Molten metal jetting of pure silver with micro resolution and tailored microstructure

Molten Metal Jetting (MMJ) is emerging as a promising technology in additive manufacturing, enabling precise and high-resolution printing of intricate 3D structures. However, its current application has been limited to low-melting materials and millimetre-scale droplets, underscoring a significant gap in understanding high-temperature microdroplet behaviour during deposition. Here, we developed a comprehensive computational and experimental framework to deepen understanding of the MMJ process for pure silver, focusing on droplet dynamics, solidification kinetics, and interfacial bonding mechanisms. This enabled us to print fully consolidated pure silver structures without the need for post-manufacturing heat treatments, thus overcoming challenges previously reported for high-melting-point materials by precisely controlling the droplet and substrate temperatures.

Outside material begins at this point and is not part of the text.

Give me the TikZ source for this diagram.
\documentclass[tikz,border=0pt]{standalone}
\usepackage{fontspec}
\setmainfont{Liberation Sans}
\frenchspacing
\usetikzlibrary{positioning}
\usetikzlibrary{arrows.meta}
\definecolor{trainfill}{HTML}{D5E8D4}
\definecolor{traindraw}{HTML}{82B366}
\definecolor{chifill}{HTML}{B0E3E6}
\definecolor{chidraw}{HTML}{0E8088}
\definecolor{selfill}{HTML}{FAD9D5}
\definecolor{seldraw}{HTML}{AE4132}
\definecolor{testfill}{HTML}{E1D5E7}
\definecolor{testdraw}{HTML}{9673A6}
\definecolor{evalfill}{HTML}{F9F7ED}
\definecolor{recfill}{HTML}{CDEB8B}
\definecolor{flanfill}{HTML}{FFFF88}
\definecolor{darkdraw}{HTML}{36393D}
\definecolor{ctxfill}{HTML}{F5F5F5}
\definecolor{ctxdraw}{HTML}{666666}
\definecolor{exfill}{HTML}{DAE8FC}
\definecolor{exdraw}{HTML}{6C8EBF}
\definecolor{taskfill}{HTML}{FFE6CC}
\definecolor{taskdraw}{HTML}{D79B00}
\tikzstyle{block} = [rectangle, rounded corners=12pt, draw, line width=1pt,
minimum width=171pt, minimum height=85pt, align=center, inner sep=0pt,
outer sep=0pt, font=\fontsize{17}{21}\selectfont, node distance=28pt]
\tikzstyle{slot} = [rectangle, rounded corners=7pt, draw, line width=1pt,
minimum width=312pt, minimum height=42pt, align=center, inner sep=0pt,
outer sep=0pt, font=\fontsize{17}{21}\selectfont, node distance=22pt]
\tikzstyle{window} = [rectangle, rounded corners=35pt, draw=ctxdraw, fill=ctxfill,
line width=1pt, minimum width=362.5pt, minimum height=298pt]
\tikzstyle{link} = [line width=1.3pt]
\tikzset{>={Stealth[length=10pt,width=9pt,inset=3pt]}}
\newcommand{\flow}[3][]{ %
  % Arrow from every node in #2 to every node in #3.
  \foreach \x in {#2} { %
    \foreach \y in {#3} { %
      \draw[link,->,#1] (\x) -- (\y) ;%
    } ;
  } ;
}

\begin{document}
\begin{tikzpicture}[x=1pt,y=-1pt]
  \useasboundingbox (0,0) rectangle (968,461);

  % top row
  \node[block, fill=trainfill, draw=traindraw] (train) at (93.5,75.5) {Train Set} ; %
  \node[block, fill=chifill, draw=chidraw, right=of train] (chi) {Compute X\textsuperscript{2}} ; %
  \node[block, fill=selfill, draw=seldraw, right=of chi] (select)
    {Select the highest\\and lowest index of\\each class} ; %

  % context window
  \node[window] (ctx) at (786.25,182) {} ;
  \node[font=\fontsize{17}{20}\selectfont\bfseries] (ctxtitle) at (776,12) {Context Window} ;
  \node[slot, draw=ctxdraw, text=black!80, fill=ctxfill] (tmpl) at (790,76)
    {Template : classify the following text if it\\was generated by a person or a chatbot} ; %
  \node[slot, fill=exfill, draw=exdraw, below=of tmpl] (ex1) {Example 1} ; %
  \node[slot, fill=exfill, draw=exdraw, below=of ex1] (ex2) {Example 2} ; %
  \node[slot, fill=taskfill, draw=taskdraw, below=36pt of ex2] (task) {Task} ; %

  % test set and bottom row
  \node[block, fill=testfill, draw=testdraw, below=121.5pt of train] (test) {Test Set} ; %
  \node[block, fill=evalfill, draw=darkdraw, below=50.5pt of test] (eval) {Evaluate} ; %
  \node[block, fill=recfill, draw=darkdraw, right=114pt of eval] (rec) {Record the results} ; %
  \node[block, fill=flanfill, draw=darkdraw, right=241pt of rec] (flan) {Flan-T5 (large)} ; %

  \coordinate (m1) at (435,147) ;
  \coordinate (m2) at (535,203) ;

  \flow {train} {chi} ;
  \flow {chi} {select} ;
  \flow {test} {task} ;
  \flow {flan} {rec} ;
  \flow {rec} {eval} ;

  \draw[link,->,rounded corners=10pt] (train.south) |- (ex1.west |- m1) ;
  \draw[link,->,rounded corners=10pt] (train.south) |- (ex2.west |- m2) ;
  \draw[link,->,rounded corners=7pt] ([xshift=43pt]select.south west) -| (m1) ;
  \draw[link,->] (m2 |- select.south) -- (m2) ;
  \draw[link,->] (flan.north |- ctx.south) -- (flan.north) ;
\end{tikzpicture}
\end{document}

Our findings showed that thermal conditions strongly influence the formation of various microstructures. Cooling rates of 16–23 °C/μs promoted the development of fine equiaxed grains at the interface, followed by directional columnar grains, with annealing twin grain boundaries forming under these conditions. In contrast, slower cooling, at 3.5 °C/μs, due to increased substrate temperatures, resulted in larger grains and the formation of single-crystal structures within the droplets. These findings open new possibilities for tailored microstructure control through MMJ. Eventually, this progress could enable the fabrication of high-resolution electronics in silver, driven by the precise printing capabilities of the MMJ process.